● Stated goal:
Read the records below. Copy each line where the string "image" occurs.

Lines of data
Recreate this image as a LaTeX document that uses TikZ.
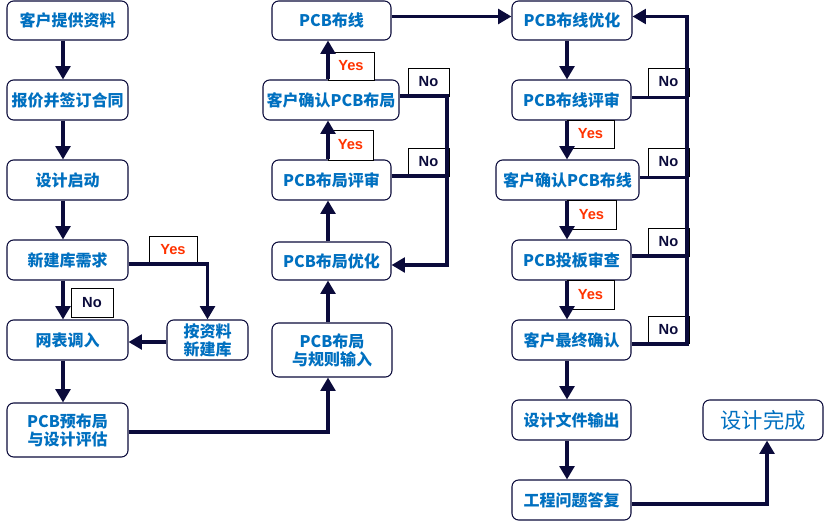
\documentclass[tikz,border=0pt]{standalone}
\usepackage{fontspec}
\setmainfont{Noto Sans CJK SC}
\newfontfamily\latinb{Liberation Sans}
\usetikzlibrary{arrows.meta}
\definecolor{txtblue}{HTML}{0070C0}
\definecolor{navy}{HTML}{0B0B3B}
\definecolor{yesred}{HTML}{FF3300}
\tikzset{
 box/.style={draw=navy, line width=0.8pt, rounded corners=5pt, fill=white, text=txtblue,
   font=\fontsize{12pt}{13.5pt}\selectfont\bfseries, align=center, inner sep=0pt},
 lbl/.style={draw=black, line width=0.6pt, fill=white, inner sep=0pt,
   font=\latinb\fontsize{11pt}{12pt}\selectfont\bfseries},
 yeslbl/.style={lbl, text=yesred},
 nolbl/.style={lbl, text=navy},
 conn/.style={draw=navy, line width=2.4pt},
 arr/.style={conn, -{Triangle[width=11pt,length=10pt]}},
}
\newcommand{\nbox}[7]{\node[box,#7, minimum width={(#4-#2)*0.75pt}, minimum height={(#5-#3)*0.75pt}] (#1) at ({(#2+#4)/2},{(#3+#5)/2}) {#6};}
\newcommand{\lblbox}[7]{\node[#6, minimum width={(#4-#2)*0.75pt}, minimum height={(#5-#3)*0.75pt}] (#1) at ({(#2+#4)/2},{(#3+#5)/2}) {#7};}
\begin{document}
\begin{tikzpicture}[x=0.75pt,y=-0.75pt]
\useasboundingbox (0,0) rectangle (824,521);
\coordinate (col1) at (63,0);
\coordinate (col2) at (328,0);
\coordinate (col3) at (567,0);
\coordinate (fb2) at (447,180);
\coordinate (fb3) at (687,180);
\coordinate (ex) at (767,0);
% column 1
\nbox{A1}{7}{1}{128}{40}{客户提供资料}{}
\nbox{A2}{7}{80}{128}{120}{报价并签订合同}{}
\nbox{A3}{7}{160}{128}{200}{设计启动}{}
\nbox{A4}{7}{240}{128}{280}{新建库需求}{}
\nbox{A5}{7}{320}{128}{360}{网表调入}{}
\nbox{A6}{7}{403}{128}{457}{PCB预布局\\与设计评估}{}
\nbox{B}{167}{320}{248}{360}{按资料\\新建库}{}
% column 2
\nbox{C1}{272}{323}{392}{377}{PCB布局\\与规则输入}{}
\nbox{C2}{272}{242}{391}{280}{PCB布局优化}{}
\nbox{C3}{272}{160}{391}{200}{PCB布局评审}{}
\nbox{C4}{263}{80}{399}{120}{客户确认PCB布局}{}
\nbox{C5}{272}{1}{391}{40}{PCB布线}{}
% column 3
\nbox{D1}{512}{1}{632}{40}{PCB布线优化}{}
\nbox{D2}{512}{80}{631}{120}{PCB布线评审}{}
\nbox{D3}{496}{160}{639}{200}{客户确认PCB布线}{}
\nbox{D4}{512}{240}{631}{280}{PCB投板审查}{}
\nbox{D5}{512}{320}{631}{360}{客户最终确认}{}
\nbox{D6}{512}{400}{631}{440}{设计文件输出}{}
\nbox{D7}{512}{480}{631}{520}{工程问题答复}{}
\nbox{E}{703}{400}{823}{440}{设计完成}{font=\fontsize{16pt}{18pt}\selectfont}
% labels
\lblbox{y1}{149}{236}{197}{263}{yeslbl}{Yes}
\lblbox{n1}{71}{288}{113}{317}{nolbl}{No}
\lblbox{y2}{328}{52}{374}{80}{yeslbl}{Yes}
\lblbox{y3}{328}{130}{373}{160}{yeslbl}{Yes}
\lblbox{n2}{408}{68}{449}{96}{nolbl}{No}
\lblbox{n3}{408}{148}{449}{176}{nolbl}{No}
\lblbox{n4}{648}{68}{689}{96}{nolbl}{No}
\lblbox{n5}{648}{148}{689}{176}{nolbl}{No}
\lblbox{n6}{648}{228}{689}{256}{nolbl}{No}
\lblbox{n7}{648}{316}{689}{343}{nolbl}{No}
\lblbox{y4}{567}{120}{614}{148}{yeslbl}{Yes}
\lblbox{y5}{567}{200}{616}{229}{yeslbl}{Yes}
\lblbox{y6}{567}{280}{614}{309}{yeslbl}{Yes}
% column 1 connectors
\draw[arr] (A1.south -| col1) -- (A2.north -| col1);
\draw[arr] (A2.south -| col1) -- (A3.north -| col1);
\draw[arr] (A3.south -| col1) -- (A4.north -| col1);
\draw[arr] (A4.south -| col1) -- (A5.north -| col1);
\draw[arr] (A5.south -| col1) -- (A6.north -| col1);
\coordinate (a4e) at ([yshift=-3pt]A4.east);
\draw[arr] (a4e) -| (B.north);
\coordinate (bw) at ([yshift=-1.5pt]B.west);
\draw[arr] (bw) -- (bw -| A5.east);
\coordinate (a6e) at ([yshift=-1.5pt]A6.east);
\draw[arr] (a6e) -| (C1.south -| col2);
% column 2 connectors
\draw[arr] (C1.north -| col2) -- (C2.south -| col2);
\draw[arr] (C2.north -| col2) -- (C3.south -| col2);
\draw[arr] (C3.north -| col2) -- (C4.south -| col2);
\draw[arr] (C4.north -| col2) -- (C5.south -| col2);
\coordinate (c5e) at ([yshift=3pt]C5.east);
\draw[arr] (c5e) -- (c5e -| D1.west);
\coordinate (c4e) at ([yshift=3pt]C4.east);
\coordinate (c3e) at ([yshift=3pt]C3.east);
\coordinate (c2e) at ([yshift=-3pt]C2.east);
\draw[arr] (c4e) -| (fb2) |- (c2e);
\draw[conn] (c3e) -- (c3e -| fb2);
% column 3 connectors
\draw[arr] (D1.south -| col3) -- (D2.north -| col3);
\draw[arr] (D2.south -| col3) -- (D3.north -| col3);
\draw[arr] (D3.south -| col3) -- (D4.north -| col3);
\draw[arr] (D4.south -| col3) -- (D5.north -| col3);
\draw[arr] (D5.south -| col3) -- (D6.north -| col3);
\draw[arr] (D6.south -| col3) -- (D7.north -| col3);
\coordinate (d5e) at ([yshift=-3pt]D5.east);
\coordinate (d1e) at ([yshift=3pt]D1.east);
\coordinate (d2e) at ([yshift=2pt]D2.east);
\coordinate (d3e) at ([yshift=2pt]D3.east);
\coordinate (d4e) at ([yshift=3pt]D4.east);
\draw[arr] (d5e) -| (fb3) |- (d1e);
\draw[conn] (d2e) -- (d2e -| fb3);
\draw[conn] (d3e) -- (d3e -| fb3);
\draw[conn] (d4e) -- (d4e -| fb3);
\coordinate (d7e) at ([yshift=-3pt]D7.east);
\draw[arr] (d7e) -| (ex |- E.south);
\end{tikzpicture}
\end{document}
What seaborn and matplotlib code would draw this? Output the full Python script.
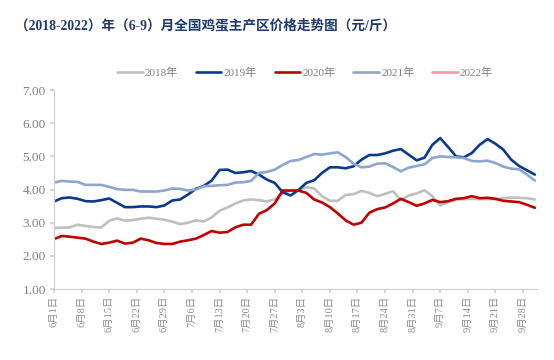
import pandas as pd
import matplotlib.pyplot as plt
import seaborn as sns
from matplotlib.lines import Line2D

# --- Data (one value every 2 days from Jun 1) ---
start_date = '2022-06-01'
day_step = 2

price_2018 = [2.84, 2.85, 2.86, 2.94, 2.90, 2.87, 2.86, 3.06, 3.13, 3.06,
              3.08, 3.12, 3.15, 3.12, 3.09, 3.03, 2.96, 3.00, 3.07, 3.04,
              3.16, 3.36, 3.46, 3.58, 3.67, 3.70, 3.68, 3.64, 3.70, 3.89,
              3.97, 3.99, 4.07, 4.03, 3.80, 3.66, 3.66, 3.84, 3.86, 3.96,
              3.90, 3.80, 3.87, 3.95, 3.68, 3.82, 3.88, 3.98, 3.80, 3.52,
              3.62, 3.70, 3.71, 3.72, 3.71, 3.71, 3.71, 3.74, 3.76, 3.75,
              3.74, 3.70]
price_2019 = [3.64, 3.74, 3.76, 3.72, 3.65, 3.64, 3.68, 3.73, 3.60, 3.47,
              3.47, 3.49, 3.49, 3.47, 3.52, 3.67, 3.70, 3.85, 4.02, 4.11,
              4.27, 4.59, 4.60, 4.50, 4.52, 4.56, 4.45, 4.30, 4.20, 3.92,
              3.82, 3.98, 4.20, 4.28, 4.50, 4.67, 4.67, 4.64, 4.70, 4.90,
              5.04, 5.04, 5.09, 5.17, 5.22, 5.05, 4.88, 4.96, 5.35, 5.55,
              5.28, 5.00, 4.97, 5.10, 5.35, 5.52, 5.38, 5.20, 4.90, 4.71,
              4.58, 4.45]
price_2020 = [2.51, 2.60, 2.58, 2.55, 2.52, 2.43, 2.36, 2.40, 2.46, 2.37,
              2.40, 2.52, 2.47, 2.39, 2.36, 2.36, 2.43, 2.47, 2.52, 2.63,
              2.75, 2.70, 2.72, 2.86, 2.94, 2.94, 3.27, 3.38, 3.58, 3.97,
              3.97, 3.97, 3.90, 3.70, 3.61, 3.47, 3.28, 3.07, 2.94, 3.00,
              3.30, 3.41, 3.46, 3.58, 3.72, 3.62, 3.51, 3.58, 3.69, 3.62,
              3.65, 3.72, 3.74, 3.80, 3.74, 3.75, 3.72, 3.66, 3.64, 3.62,
              3.54, 3.45]
price_2021 = [4.21, 4.26, 4.24, 4.23, 4.14, 4.14, 4.14, 4.08, 4.01, 3.99,
              3.99, 3.94, 3.94, 3.94, 3.97, 4.03, 4.02, 3.97, 4.00, 4.10,
              4.11, 4.13, 4.14, 4.21, 4.22, 4.26, 4.50, 4.53, 4.60, 4.74,
              4.86, 4.89, 4.98, 5.07, 5.05, 5.09, 5.12, 4.98, 4.78, 4.67,
              4.69, 4.78, 4.79, 4.68, 4.55, 4.66, 4.71, 4.76, 4.95, 5.00,
              4.98, 4.97, 4.95, 4.86, 4.85, 4.87, 4.80, 4.69, 4.63, 4.61,
              4.45, 4.27]
price_2022 = []

years = ['2018年', '2019年', '2020年', '2021年', '2022年']
colors = ['#BFBFBF', '#0A3A8A', '#C00000', '#8EA5CF', '#F29AA6']
y_ticks = [1, 2, 3, 4, 5, 6, 7]

# x positions in days since Jun 1
days = [i * day_step for i in range(len(price_2018))]
rows = []
for year, series in zip(years, [price_2018, price_2019, price_2020, price_2021, price_2022]):
    for d, v in zip(days, series):
        rows.append({'day': d, 'price': v, 'year': year})
df = pd.DataFrame(rows)

# tick labels every 7 days
tick_days = list(range(0, 120, 7))
tick_dates = pd.to_datetime(start_date) + pd.to_timedelta(tick_days, unit='D')
tick_labels = [f'{t.month}月{t.day}日' for t in tick_dates]

# --- Plot ---
sns.set_theme(style='white')
plt.rcParams['font.family'] = ['Liberation Serif', 'Noto Sans CJK SC', 'DejaVu Sans']

fig, ax = plt.subplots(figsize=(5.54, 3.6), dpi=100)
fig.subplots_adjust(left=0.0975, right=0.969, top=0.75, bottom=0.197)

palette = dict(zip(years, colors))
sns.lineplot(data=df, x='day', y='price', hue='year', palette=palette,
             hue_order=years[:4], linewidth=1.9, ax=ax, legend=False)

ax.set_xlim(0, 122.5)
ax.set_ylim(1, 7)
ax.set_yticks(y_ticks)
ax.set_yticklabels([f'{v:.2f}' for v in y_ticks])
ax.set_xticks(tick_days)
ax.set_xticklabels(tick_labels, rotation=90, fontsize=7.5, color='#8C8C8C')
ax.tick_params(axis='y', labelsize=9.5, labelcolor='#808080', length=3,
               color='#D0D0D0', left=True, pad=3)
ax.tick_params(axis='x', length=3, color='#D0D0D0', bottom=True, pad=2)
ax.set_xlabel('')
ax.set_ylabel('')

for side in ['top', 'right']:
    ax.spines[side].set_visible(False)
for side in ['left', 'bottom']:
    ax.spines[side].set_color('#D0D0D0')
    ax.spines[side].set_linewidth(0.9)

handles = [Line2D([], [], color=c, linewidth=1.9) for c in colors]
ax.legend(handles, years, loc='center', bbox_to_anchor=(0.52, 1.085), ncol=5,
          frameon=False, fontsize=8, labelcolor='#808080', handlelength=2.3,
          handletextpad=0.2, columnspacing=1.6)

fig.text(0.027, 1 - 25 / 360, '（2018-2022）年（6-9）月全国鸡蛋主产区价格走势图（元/斤）',
         fontsize=9.8, fontweight='bold', color='#1F3A6E', va='center', ha='left')

fig.savefig('out.png', dpi=100)
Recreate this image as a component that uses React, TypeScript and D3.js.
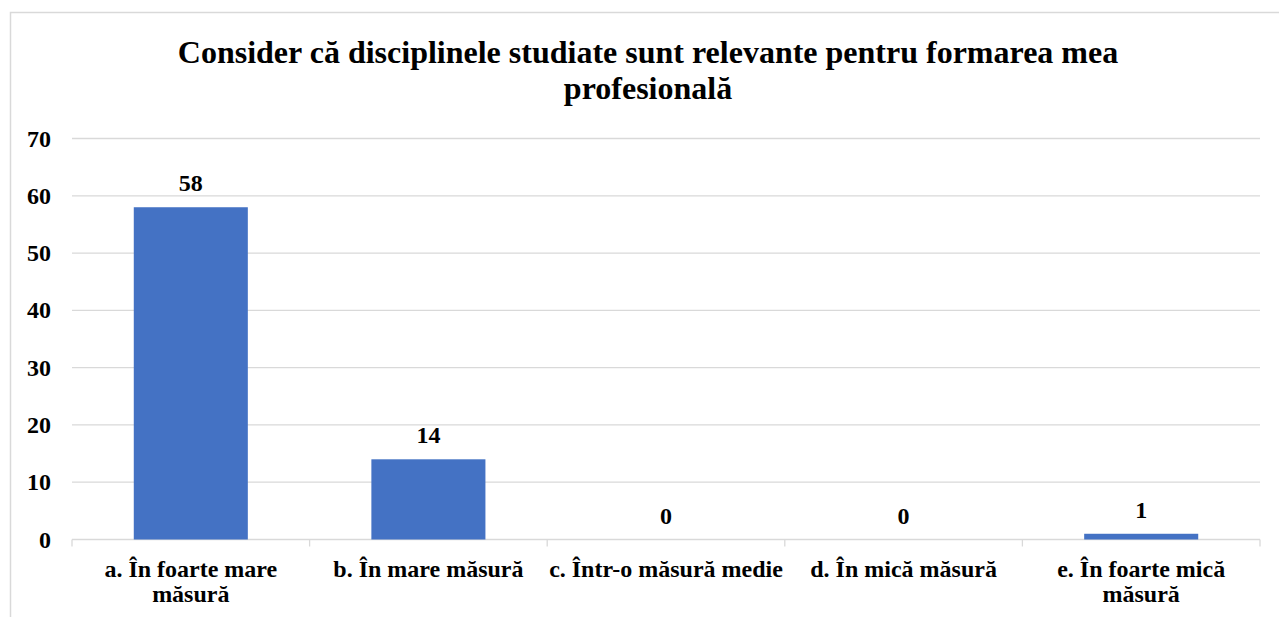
import React from "react";
import * as d3 from "d3";

const TITLE_LINES = ["Consider că disciplinele studiate sunt relevante pentru formarea mea", "profesională"];
const categories = [
  "a. În foarte mare măsură",
  "b. În mare măsură",
  "c. Într-o măsură medie",
  "d. În mică măsură",
  "e. În foarte mică măsură",
];
const values = [58, 14, 0, 0, 1];
const yTicks = [0, 10, 20, 30, 40, 50, 60, 70];

const W = 1279;
const H = 617;
const FONT = "'Liberation Serif', 'Times New Roman', serif";

function measure(text: string, size: number) {
  const c = document.createElement("canvas").getContext("2d")!;
  c.font = `bold ${size}px 'Liberation Serif', serif`;
  return c.measureText(text).width;
}

function wrap(text: string, width: number, size: number): string[] {
  const words = text.split(" ");
  const lines: string[] = [];
  let cur = "";
  for (const w of words) {
    const t = cur ? cur + " " + w : w;
    if (measure(t, size) > width && cur) {
      lines.push(cur);
      cur = w;
    } else cur = t;
  }
  if (cur) lines.push(cur);
  return lines;
}

export default function App() {
  const left = 72;
  const right = 1260;
  const top = 138.5;
  const bottom = 539.5;
  const x = d3.scaleBand<string>().domain(categories).range([left, right]).paddingInner(0.52).paddingOuter(0.26);
  const band = (right - left) / categories.length;
  const y = d3.scaleLinear().domain([0, 70]).range([bottom, top]);
  const xLabelSize = 24;

  return (
    <div style={{ position: "absolute", left: 0, top: 0 }}>
      <svg width={W} height={H} style={{ display: "block", background: "#fff" }}>
        <rect x={10.5} y={12.5} width={W + 20} height={H + 20} fill="#fff" stroke="#d9d9d9" strokeWidth={1.5} />
        <text textAnchor="middle" fontFamily={FONT} fontWeight="bold" fontSize={32} fill="#000">
          {TITLE_LINES.map((l, i) => (
            <tspan key={i} x={648} y={62.5 + i * 36}>{l}</tspan>
          ))}
        </text>
        {yTicks.map((t) => (
          <g key={t}>
            <line x1={left} x2={right} y1={y(t)} y2={y(t)} stroke="#d9d9d9" strokeWidth={1.3} />
            <text x={51} y={y(t) + 8} textAnchor="end" fontFamily={FONT} fontWeight="bold" fontSize={24} fill="#000">{t}</text>
          </g>
        ))}
        {d3.range(categories.length + 1).map((i) => (
          <line key={i} x1={left + i * band} x2={left + i * band} y1={bottom} y2={bottom + 7} stroke="#d9d9d9" strokeWidth={1.3} />
        ))}
        {categories.map((c, i) => (
          <g key={c}>
            <rect x={x(c)!} y={y(values[i])} width={x.bandwidth()} height={bottom - y(values[i])} fill="#4472c4" />
            <text x={x(c)! + x.bandwidth() / 2} y={y(values[i]) - 16} textAnchor="middle" fontFamily={FONT} fontWeight="bold" fontSize={24} fill="#000">{values[i]}</text>
            <text textAnchor="middle" fontFamily={FONT} fontWeight="bold" fontSize={xLabelSize} fill="#000">
              {wrap(c, band - 2, xLabelSize).map((l, j) => (
                <tspan key={j} x={left + i * band + band / 2} y={577 + j * 25}>{l}</tspan>
              ))}
            </text>
          </g>
        ))}
      </svg>
    </div>
  );
}
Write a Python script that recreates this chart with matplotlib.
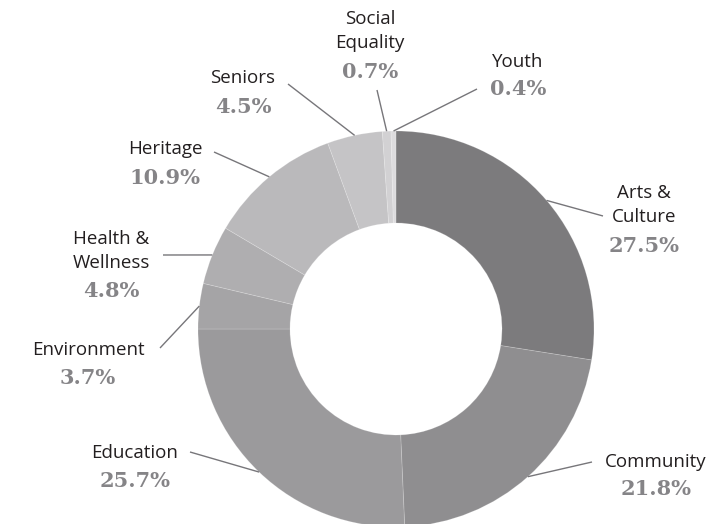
import matplotlib.pyplot as plt
import numpy as np

categories = ['Arts &\nCulture', 'Community', 'Education', 'Environment',
              'Health &\nWellness', 'Heritage', 'Seniors', 'Social\nEquality', 'Youth']
shares = [27.5, 21.8, 25.7, 3.7, 4.8, 10.9, 4.5, 0.7, 0.4]
pct_labels = ['27.5%', '21.8%', '25.7%', '3.7%', '4.8%', '10.9%', '4.5%', '0.7%', '0.4%']

colors = ['#7c7b7d', '#8f8e90', '#9b9a9c', '#a5a4a6', '#afaeb0',
          '#bab9bb', '#c5c4c6', '#d2d1d3', '#dddcde']

# layout in pixel coords (y down): label centre, leader line end
label_pos = [(644, 205), (656, 462), (135, 453), (88, 350), (111, 251),
             (165, 149), (243, 78), (370, 31), (518, 62)]
pct_pos = [(644, 246), (656, 489), (135, 481), (88, 378), (111, 291),
           (165, 178), (243, 107), (370, 72), (518, 89)]
line_end = [(603, 216), (592, 462), (190, 452), (160, 348), (163, 255),
            (214, 152), (288, 84), (377, 90), (477, 89)]

W, H = 712, 524
fig = plt.figure(figsize=(W / 100, H / 100), dpi=100)
ax = fig.add_axes([0, 0, 1, 1])

cx, cy, R = 396, H - 329, 198
wedges, _ = ax.pie(shares, colors=colors, startangle=90, counterclock=False,
                   center=(cx, cy), radius=R, frame=True,
                   wedgeprops=dict(width=R - 106, edgecolor=(1, 1, 1, 0.2), linewidth=0.6))
ax.set_xlim(0, W)
ax.set_ylim(0, H)
ax.set_aspect('equal')
ax.axis('off')

for w, lab, pct, lp, pp, le in zip(wedges, categories, pct_labels, label_pos, pct_pos, line_end):
    ang = np.deg2rad((w.theta1 + w.theta2) / 2)
    sx = cx + R * np.cos(ang)
    sy = cy + R * np.sin(ang)
    ax.plot([sx, le[0]], [sy, H - le[1]], color='#77767a', lw=1.0, solid_capstyle='butt')
    ax.text(lp[0], H - lp[1], lab, ha='center', va='center', fontsize=13.5,
            family='Open Sans', color='#231f20', linespacing=1.4)
    ax.text(pp[0], H - pp[1], pct, ha='center', va='center', fontsize=15,
            family='DejaVu Serif', weight='bold', color='#858487')

fig.savefig('out.png', dpi=100)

● Result of this task:
Recreate this image as a LaTeX document that uses TikZ.
Recreate this image as a component that uses React, TypeScript and D3.js.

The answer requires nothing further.